Pittsburgh Pirates SP Gerrit Cole has been a mystery this year. At times, he’s looked like one of best starting pitchers in baseball. Other times, he’s given up more tater tots than your elementary school’s lunch lady. It has been an up and down season for Cole but he may just be turning a corner.
On the season, Pittsburgh Pirates SP Cole is 8-7 with a 4.12 ERA and 4.20 FIP. He has 112 strikeouts and 32 walks in 126.2 innings pitched. The most alarming stat has been the 20 home runs given up. Before this year, his career high was 11. In the month of June, Cole had an ERA of 6.17 but somehow managed a 4-2 record in six starts. The month of July has been a different story as Cole has an ERA of 2.52 and is 2-0 in four starts. Is this month a sign of things to come or just another fluke in the roller coaster that is Cole’s season?
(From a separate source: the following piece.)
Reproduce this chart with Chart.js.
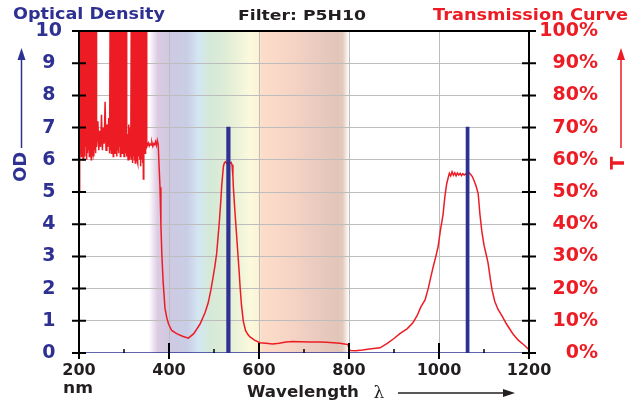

In the month of July, Cole has only given up two home runs. Before this month, the lowest number of home runs given up in a month was five in April. The drop in home runs given up in July is in part due to the lighter contact Cole has given up. Cole is giving up hard contact 25.4 percent of the time in July. In June, that number was 31.5 percent. That number was even higher (34-35 percent) in the first two months of the season. In 2015, the year he finished fourth in Cy Young voting, Cole gave up hard contact 29.5 percent of the time.
Cole is also doing a better job of keeping opponents grounded. In July, Cole is giving up ground balls 53.5 percent of the time. June’s rate was at 45.3 percent. In 2015, Cole forced ground balls 48 percent of the time. Although Cole is giving up a slightly higher rate of fly balls in July than he did in June (29.6 to 27.4 percent), the rate of line drives has dropped from 27.4 percent in June to 16.9 percent in July.
Overall, Cole is getting weaker contact this month than he has all season. Coincidentally or not, Cole’s HR/FB ratio is 9.5 percent in July, down from his season rate of 16.7 percent.
Along with getting weaker contact, Cole is also striking out more batters and walking less. In July, Cole has 26 strikeouts and five walks in 25 innings pitched. His K/9 this month is 9.36, higher than any other month. His K/BB ratio of 5.20 in July is also the highest of any month this season – his K/BB ratio overall this season is 3.61. In 2015, that ratio was 4.59.
In the month of July, Cole is striking out more batters and walking less. That paired with getting weaker contact in general has been his major key to success.
How has he adjusted
In terms of overall pitch selection, Cole has been throwing his fastball more. In July, he’s throwing the heat 62.7 percent of the time. Before July, he was tossing fastballs at a rate of 58.6 percent. Cole is throwing his slider less. This month, he’s using it 14.4 percent of the time. Before July, he was throwing the slider 18.1 percent of the time. Both his curveball and changeup have been thrown at about 11-12 percent of the time all year long.
Along with throwing more fastballs, Cole has done a much better job keeping the ball low. This shows Cole’s pitch location before July.
As you can see, there is a lot of red in the middle of the strike zone. There’s not much red in the corners. Now let’s take a look at Cole’s pitch location in July.
Although there is still some red in the middle of the plate, Cole has done a much better job of keeping the ball low and hitting the corners. Even his misses are below the strike zone. Obviously, it is better to miss low than miss right in the middle of the zone.
Some minor adjustments has helped Cole tremendously in the month of July. A slight uptick in fastballs coupled with better pitch location has turned Cole from a guy giving up home runs left and right to a guy looking more like his 2015 self, when he was the unquestioned leader of the Pittsburgh Pirates staff.
This month has been great for Cole but it only has been one month. He needs this to be a starting point. After an injury ridden 2016, Cole may finally be hitting his stride. If he continues to pitch the way he has, it will provide a huge shot in the arm for the Pirates down the stretch.